My response to The Benedict Option is mixed. I pretty much agree with Mr. Dreher's assessment of our modern culture and the need to be apart from it. When it comes to the details, some of the ideas he suggests, like homeschooling, I've done for years. Others, however, I have to question. For me, one of the biggest flaws of the book is its dedication to Western Culture. At one point, while speaking on education, he uses the phrase "the canonical Western texts". That raised a red flag for me. I want to live out and preserve Christian values, and I see those coming from the Bible, not some larger collection of Western literature. Certainly, Western Europe has produced many great teachers and theologians that are worth studying. But I wonder if one couldn't also build up a solid Christian community within some other cultural tradition. Would, say, a Confucian Christendom be any less valuable than the Greco-Roman Christendom of our heritage?

My other beef with the book, ironically, was that it didn't seem religious enough. Mr. Dreher speaks a lot about things people can do, things people should do, but not so much about what God is doing. I found chapter 3, where he speaks of the Benedictine Rule and the spirituality of the monastery Norcia, to be delightful and uplifting. But then in chapter 4, "A New Kind of Christian Politics", it's like he changed gears and is all about trying to regain some control in our communities.
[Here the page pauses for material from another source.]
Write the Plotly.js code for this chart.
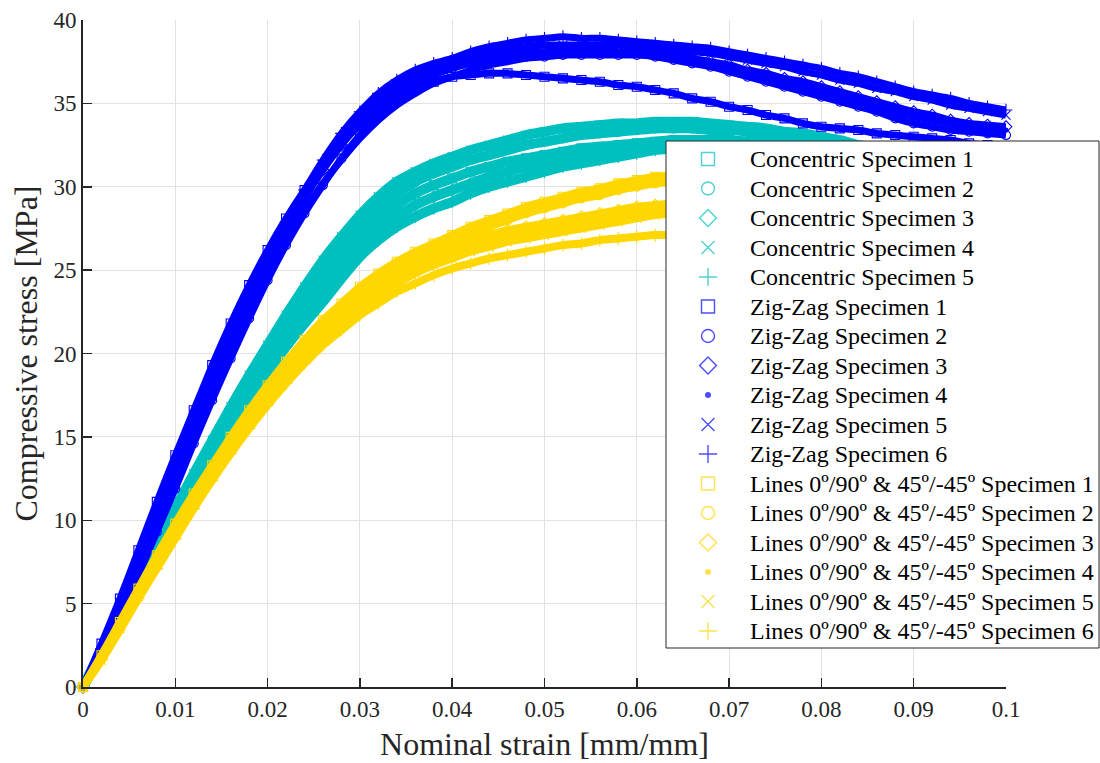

It's funny--at one point he says, "The deeper our roots in the past, the more secure our anchor against the swift currents of liquid modernity." It occurred to me that of all the stories in the Bible involving boats, I could only think of one that mentioned anchors. And in that tale, Acts chapter 27, they ended up cutting free of them.

I suppose in the end, I was expecting The Benedict Option to be words from a theological perspective but instead found words from a political one. Oh, well. I can't deny they are words worth reading and ideas worth wrestling with.